A few warning signs appeared. My wife and I felt conflicted about leaving Chicago. I started to feel guilty about moving us out of the comfortable home we had created in the Midwest.
Columbia wasn’t the easiest place to start my career, but it was the best place. The university had a reputation for treating young faculty poorly. Rarely did they grant tenure, and when they did, junior professors were still thought of as expendable labor. Most of my friends and advisers urged me not to take the job. But I turned down the other offers that came my way—including one from the downtown competitor, NYU—because I was hungry and I felt I needed the stature and challenge of an Ivy League badge. The pressure cooker of the University of Chicago taught me that I needed a high-stakes environment to motivate me.
The department was going through a period of transition. In a bitter struggle between two competing visions of sociology, Herbert Gans represented the discipline’s original aim. A public intellectual who wrote for a wide audience, he carried the mantle of the great old Columbia sociologists, like Robert Merton and C. Wright Mills, who combined vivid storytelling with thoughtful explorations of great national issues.
But a genuine respect for this tradition sat uneasily next to the growing belief that sociology should be a science. Gans’s contemporaries, like Harrison White (a trained physicist) and his enigmatic and ambitious student Peter Bearman, were formalists who fought for a much narrower, lab-coat view of the discipline, focusing on objective research and academic sobriety. This had been the trend since the 1960s, when young sociologists decided to fight for their legitimacy as scientists by drawing a contrast with the swashbuckling anthropologists and new journalists. Opinions hardened to the point where many scholars had a knee-jerk definition of academic quality—if too many people can read your work, it must not be very good. But if you could quantify your research and make it sufficiently unreadable, then you were onto something. Translated into my life, the warning was simple: “Write only for sociologists, because a popular book might jeopardize your chances for tenure.”
I was caught in the middle, searching for my own way. Truth be told, I shared the same view of sociology as Bearman and the scientists: only through careful, systematic observation and analysis could we really learn about the world. I didn’t want to give that up. In my own career, I had gained a great deal of credibility by being objective and attentive to detail. Being seen as a scientist opened up doors and helped me to avoid the “activist” label used to dismiss researchers who become advocates for various methods of social change. I spent as much time with White and Bearman as I could, learning as much as I could about their approach.

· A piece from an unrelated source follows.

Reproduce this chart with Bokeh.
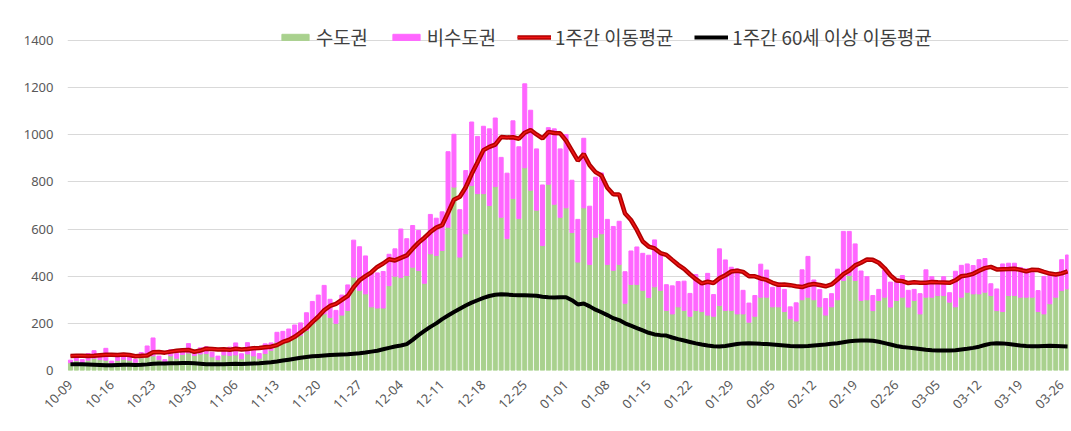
import math
import pandas as pd
from bokeh.plotting import figure
from bokeh.models import (ColumnDataSource, FixedTicker, Legend, LegendItem, Range1d)
from bokeh.embed import file_html
from bokeh.resources import INLINE

# ---- data ----
dates = [d.strftime("%m-%d") for d in pd.date_range("2020-10-09", "2021-03-27")]

capital = [  # 수도권
    33, 42, 34, 44, 52, 46, 44,
    28, 43, 48, 44, 35, 54, 58,
    62, 46, 34, 62, 52, 68, 74,
    64, 70, 72, 58, 46, 66, 64,
    66, 50, 70, 62, 52, 72, 86,
    120, 118, 128, 140, 150, 170, 200,
    226, 240, 225, 200, 235, 255, 396,
    340, 325, 270, 265, 265, 360, 400,
    395, 403, 438, 424, 370, 495, 488,
    509, 608, 778, 481, 580, 785, 750,
    750, 700, 780, 650, 560, 730, 645,
    860, 765, 680, 530, 790, 705, 650,
    690, 585, 460, 690, 450, 565, 580,
    450, 425, 450, 285, 365, 365, 340,
    310, 355, 340, 255, 240, 270, 255,
    230, 255, 250, 235, 230, 276, 255,
    255, 240, 240, 205, 230, 311, 311,
    270, 270, 250, 220, 210, 300, 311,
    300, 270, 235, 270, 300, 382, 403,
    382, 297, 300, 254, 297, 311, 269,
    297, 311, 269, 297, 240, 311, 311,
    318, 318, 290, 270, 311, 332, 325,
    325, 332, 318, 254, 250, 318, 318,
    311, 311, 311, 250, 240, 283, 311,
    339, 346,
]

non_capital = [  # 비수도권
    11, 21, 12, 28, 32, 20, 50,
    12, 14, 15, 14, 12, 22, 46,
    76, 15, 12, 26, 20, 24, 40,
    20, 26, 29, 20, 15, 28, 35,
    51, 21, 48, 38, 20, 41, 31,
    42, 48, 48, 53, 52, 75, 93,
    94, 121, 77, 55, 85, 108, 157,
    185, 161, 144, 149, 155, 133, 116,
    205, 156, 177, 170, 196, 167, 158,
    164, 320, 224, 201, 268, 269, 243,
    286, 325, 291, 254, 277, 329, 304,
    356, 339, 260, 257, 240, 320, 290,
    311, 222, 181, 295, 247, 255, 258,
    191, 186, 183, 134, 142, 159, 157,
    179, 199, 158, 109, 119, 107, 124,
    97, 152, 125, 177, 92, 240, 214,
    183, 191, 100, 81, 88, 140, 115,
    83, 102, 94, 50, 77, 127, 173,
    84, 73, 70, 56, 130, 208, 187,
    155, 125, 98, 64, 47, 115, 106,
    93, 92, 71, 47, 86, 116, 87,
    61, 80, 40, 151, 135, 120, 120,
    145, 143, 50, 92, 202, 137, 137,
    126, 120, 104, 89, 159, 120, 92,
    131, 144,
]

ma7 = [  # 1주간 이동평균
    62, 63, 63, 62, 63, 65, 67,
    66.4, 65.6, 68, 66, 60.7, 62.1, 63.6,
    77.6, 78.1, 75.7, 80, 83.6, 85.9, 87.3,
    79.6, 84.6, 92.4, 91, 89.4, 89.7, 87.6,
    92.3, 88.7, 91.1, 94.3, 95.9, 98.6, 101.1,
    107.6, 121.1, 129.4, 142.7, 161.3, 180.1, 205.3,
    227.9, 255.7, 273.7, 282.6, 299.4, 316.3, 353.4,
    382.7, 400.6, 416.6, 439.3, 453.6, 472.1, 466.9,
    477.6, 488, 516.7, 542.4, 563.3, 587.4, 606,
    616.4, 669.1, 724.4, 737, 777.3, 833.3, 882.9,
    934.7, 948.6, 958.4, 990.1, 988.6, 989.3, 983,
    1008.7, 1020, 1001.3, 984.6, 1012.1, 1007.3, 1006,
    975.3, 932.9, 890.1, 918.4, 870.9, 841.6, 827,
    775.6, 747.6, 746.4, 665.6, 638.4, 596.1, 547.4,
    525.7, 517.6, 498.3, 490.4, 469.3, 448.3, 431.4,
    408.3, 387.3, 369.7, 376.6, 371.3, 391.1, 404,
    419.9, 423.3, 418.3, 400.3, 399.7, 390.4, 384.3,
    372.1, 363.7, 364.3, 362, 357.6, 354.1, 362.4,
    366.9, 362.7, 357.1, 365.1, 385.6, 408.9, 424,
    445.9, 457.1, 470.4, 469.3, 457, 433.6, 402.9,
    381.9, 379.1, 370.9, 374.6, 372, 372.1, 375.4,
    373.9, 373.1, 371.7, 382.7, 399.9, 403.4, 410.1,
    423.1, 434.1, 439.6, 428.9, 429.7, 430.1, 431.6,
    426.9, 420.6, 427.3, 426.3, 418.7, 411.3, 407.3,
    412, 420.4,
]

ma7_60plus = [  # 1주간 60세 이상 이동평균
    27, 27, 26, 25, 24, 23, 22,
    22, 23, 24, 24, 23, 24, 26,
    29, 30, 30, 31, 31, 32, 32,
    31, 29, 27, 26, 26, 27, 28,
    29, 28, 29, 30, 31, 33, 35,
    38, 42, 46, 50, 54, 57, 60,
    62, 64, 66, 67, 68, 69, 71,
    73, 76, 80, 84, 90, 96, 102,
    106, 112, 130, 150, 168, 185, 200,
    218, 233, 248, 262, 276, 288, 298,
    308, 316, 321, 323, 322, 320, 319,
    319, 318, 317, 313, 311, 310, 311,
    311, 298, 280, 284, 272, 258, 247,
    235, 222, 214, 200, 190, 180, 170,
    160, 153, 150, 148, 140, 133, 127,
    121, 115, 110, 106, 103, 102, 104,
    108, 112, 115, 116, 115, 113, 112,
    110, 108, 106, 104, 103, 103, 104,
    106, 108, 110, 113, 116, 120, 124,
    126, 127, 127, 126, 122, 116, 110,
    104, 100, 97, 94, 91, 88, 86,
    85, 85, 85, 86, 89, 92, 96,
    101, 108, 114, 116, 115, 112, 109,
    106, 104, 103, 103, 104, 105, 104,
    103, 102,
]

tick_labels = ["10-09", "10-16", "10-23", "10-30", "11-06", "11-13", "11-20",
               "11-27", "12-04", "12-11", "12-18", "12-25", "01-01", "01-08",
               "01-15", "01-22", "01-29", "02-05", "02-12", "02-19", "02-26",
               "03-05", "03-12", "03-19", "03-26"]
y_ticks = [0, 200, 400, 600, 800, 1000, 1200, 1400]

# ---- build ----
x = list(range(len(dates)))
src = ColumnDataSource(dict(x=x, date=dates, capital=capital, non_capital=non_capital,
                            ma7=ma7, ma60=ma7_60plus))

p = figure(width=1071, height=431, output_backend="svg", toolbar_location=None,
           x_range=Range1d(-0.5, 169.16), y_range=Range1d(0, 1527),
           min_border_left=67, min_border_right=3, min_border_top=10, min_border_bottom=61)
p.outline_line_color = None
p.background_fill_color = "white"
p.border_fill_color = "white"

bars = p.vbar_stack(["capital", "non_capital"], x="x", width=0.68,
                    color=["#A9D18E", "#FF66FF"], source=src)
r_red_outer = p.line("x", "ma7", source=src, line_color="#B00000", line_width=4.5)
r_red_inner = p.line("x", "ma7", source=src, line_color="#F01515", line_width=1.4)
r_black = p.line("x", "ma60", source=src, line_color="black", line_width=4)

# axes
p.xgrid.grid_line_color = None
p.ygrid.grid_line_color = "#D9D9D9"
p.ygrid.grid_line_width = 1
p.yaxis.ticker = FixedTicker(ticks=y_ticks)
p.yaxis.axis_line_color = None
p.yaxis.major_tick_line_color = None
p.yaxis.minor_tick_line_color = None
p.yaxis.major_tick_out = 0
p.yaxis.major_tick_in = 0
p.yaxis.major_label_standoff = 14
p.yaxis.major_label_text_font = "Noto Sans"
p.yaxis.major_label_text_font_size = "13px"
p.yaxis.major_label_text_color = "#595959"

tick_pos = [i for i, d in enumerate(dates) if d in tick_labels]
p.xaxis.ticker = FixedTicker(ticks=tick_pos)
p.xaxis.major_label_overrides = {i: dates[i] for i in tick_pos}
p.xaxis.major_label_orientation = math.pi / 4
p.xaxis.axis_line_color = None
p.xaxis.major_tick_line_color = None
p.xaxis.minor_tick_line_color = None
p.xaxis.major_tick_out = 0
p.xaxis.major_tick_in = 0
p.xaxis.major_label_standoff = 12
p.xaxis.major_label_text_font = "Noto Sans"
p.xaxis.major_label_text_font_size = "13px"
p.xaxis.major_label_text_color = "#595959"

legend = Legend(items=[
    LegendItem(label="수도권", renderers=[bars[0]]),
    LegendItem(label="비수도권", renderers=[bars[1]]),
    LegendItem(label="1주간 이동평균", renderers=[r_red_outer, r_red_inner]),
    LegendItem(label="1주간 60세 이상 이동평균", renderers=[r_black]),
], orientation="horizontal", location=(211, 320))
legend.glyph_width = 34
legend.glyph_height = 8
legend.label_height = 20
legend.label_standoff = 4
legend.spacing = 21
legend.padding = 0
legend.margin = 0
legend.background_fill_alpha = 0
legend.border_line_alpha = 0
legend.label_text_font = "Noto Sans CJK KR"
legend.label_text_font_size = "18.8px"
legend.label_text_color = "#404040"
p.add_layout(legend)

open("out.html", "w").write(file_html(p, INLINE))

At the same time, I knew I was hired because my research spoke to social issues like race, inequality, and the fate of our cities, subjects that fell squarely into Columbia’s legacy of encouraging the public intellectual tradition. In this regard, I had already been schooled by working with Professor William Julius Wilson in Chicago. As my graduate adviser, Wilson always insisted that the scientific method alone was incapable of swaying the opinion of policy makers or the public. You also had to write well. You had to tell a story. Wilson would do it with epochal books like The Declining Significance of Race and The Truly Disadvantaged, in which his vivid and passionate writing reached beyond the academic community and changed the way his generation looked at poverty. I wanted to rea
ch out to a larger audience too, to touch hearts and minds of people who were riding the train to work as well as those sitting in offices making public policy.

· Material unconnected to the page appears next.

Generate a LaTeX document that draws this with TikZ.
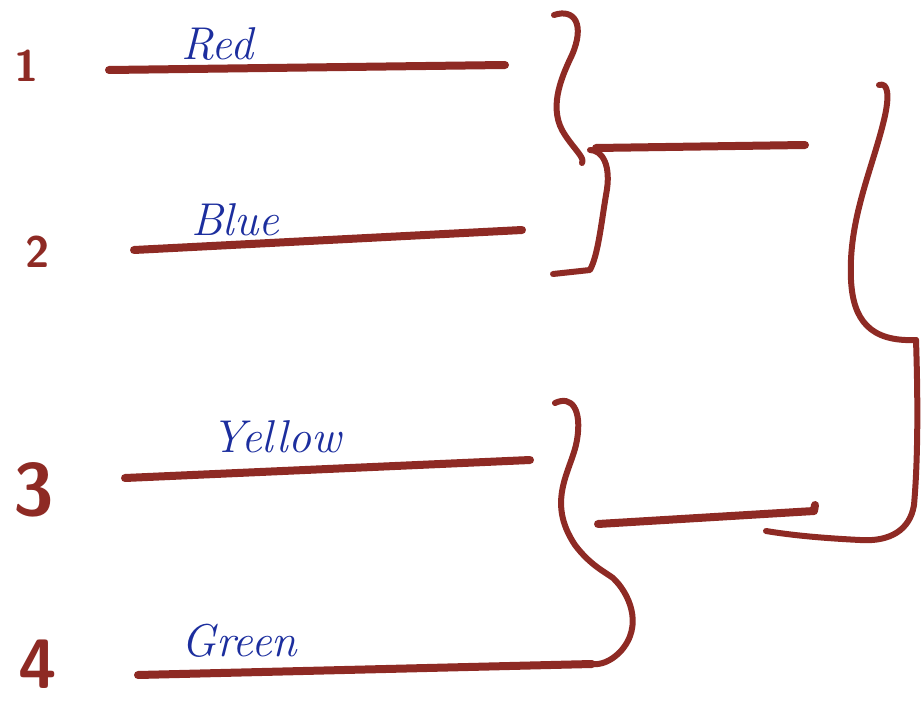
\documentclass[tikz,border=0pt]{standalone}
\usepackage{xcolor}
\definecolor{marker}{HTML}{8E2A24}
\definecolor{ink}{HTML}{1C2E9E}
\tikzset{
  pen/.style={draw=marker, line width=8pt, line cap=round, line join=round},
  thinpen/.style={draw=marker, line width=6pt, line cap=round, line join=round},
  lbl/.style={text=ink, font=\fontsize{46}{50}\selectfont\itshape, inner sep=0pt, anchor=base west},
  num/.style={text=marker, font=\fontsize{#1}{#1}\selectfont\sffamily\bfseries, inner sep=0pt, anchor=center},
}
\begin{document}
\begin{tikzpicture}[x=1pt, y=-1pt]
\useasboundingbox (0,0) rectangle (922,709);
% numbers
\node[num=44] (n1) at (27,66) {1};
\node[num=44] (n2) at (38,252) {2};
\node[num=74] (n3) at (34,490) {3};
\node[num=70] (n4) at (38,664) {4};
% labels
\node[lbl] (t1) at (181,60) {Red};
\node[lbl] (t2) at (191,235) {Blue};
\node[lbl] (t3) at (211,452) {Yellow};
\node[lbl] (t4) at (181,656) {Green};
% item lines
\coordinate (a1) at (109,70);  \coordinate (b1) at (505,65);
\coordinate (a2) at (134,250); \coordinate (b2) at (522,230);
\coordinate (a3) at (125,478); \coordinate (b3) at (530,460);
\coordinate (a4) at (138,675); \coordinate (b4) at (592,664);
\draw[pen] (a1) -- (b1);
\draw[pen] (a2) -- (b2);
\draw[pen] (a3) -- (b3);
\draw[pen] (a4) -- (b4);
% bracket 1
\coordinate (k1) at (554,15);
\coordinate (m1) at (582,163);
\coordinate (j1) at (590,150);
\coordinate (e1) at (553,274);
\draw[thinpen] (k1) .. controls (575,8) and (585,25) .. (572,55)
  .. controls (560,80) and (548,110) .. (565,135)
  .. controls (575,150) and (585,158) .. (m1);
\draw[thinpen] (j1) .. controls (602,150) and (612,165) .. (606,195)
  .. controls (601,225) and (598,255) .. (590,270) -- (e1);
\coordinate (h1a) at (596,148); \coordinate (h1b) at (805,145);
\draw[pen] (h1a) -- (h1b);
% bracket 2
\coordinate (k2) at (555,403);
\draw[thinpen] (k2) .. controls (572,395) and (582,410) .. (577,440)
  .. controls (572,470) and (545,500) .. (575,545)
  .. controls (590,565) and (605,572) .. (613,578)
  .. controls (628,592) and (645,625) .. (620,652)
  .. controls (610,662) and (600,665) .. (b4);
\coordinate (h2a) at (598,524); \coordinate (h2b) at (814,511);
\draw[pen] (h2a) -- (h2b) -- (815,505);
% big bracket
\coordinate (k3) at (879,85);
\coordinate (j3) at (916,340);
\draw[thinpen] (k3) .. controls (888,82) and (890,95) .. (884,120)
  .. controls (872,170) and (848,220) .. (851,280)
  .. controls (853,320) and (870,342) .. (j3);
\coordinate (e3) at (766,531);
\draw[thinpen] (j3) .. controls (918,400) and (918,460) .. (914,505)
  .. controls (910,530) and (890,542) .. (860,540)
  .. controls (820,538) and (790,535) .. (e3);
\end{tikzpicture}
\end{document}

With this in mind, I had spent many hours in the university archives in Chicago researching the history of the field. I discovered that the two contrasting visions were, in fact, the original tension that caused its birth. One of the founding fathers was Robert Park, a journalist by training. He argued for a sociology that could inform the public. He incorporated the criticisms of the scholars who were pushing for a more scientific, empirical approach, recognizing the dangers, inherent in journalism, of anecdotal portraits that proved nothing of broader significance. In the piles of archival notes I noticed that one scholar had scribbled, “Rigor and Relevance.” That summed it up for me: truthful, scientifically valid insights that are comprehensible and that speak to timely social issues. I tried to achieve these two objectives with my first book for the general public, Gang Leader for a Day. Its success meant that a few more people understood the complicated struggles for America’s urban poor, from their complex strategies for putting food on the table to fending off the local drug lord. More truth and fewer clichés meant better social policy and, ultimately, better lives for the people I studied. That was the theory, anyway.
But the two visions were like warring bulls. If you went too deep into storytelling, you were labeled a journalist. If you went too far into hard-nosed, number-crunching science, you were doomed to the bookshelves of specialists. When I arrived at Columbia, I couldn’t find a middle ground. Although my colleagues were supportive and encouraging, everyone gave me the same intimidating advice: publish in the leading journals (which were all dominated by scientists) or you won’t receive tenure. It seemed that I would have to pursue wider relevance at my own risk.
For me, it was a devil’s bargain. As an ethnographer, I was confronted with a problem that went far beyond literary style. My specialty was selecting from the chaos and splendor of the given world one small part that could stand for the whole: the perfect research topic, the world in a grain of sand. But the approach of the lab coats was statistical. They favored long questionnaires, computer analysis, lots of numbers from the United States Census. They’d laugh at me if I focused on one small part of the city. And I couldn’t even argue that they were completely wrong. I wasn’t a journalist studying individuals. What I found had to be applicable to a bigger population. I would have to say something about the entire city—all New Yorkers! And right then, I could barely find the subway.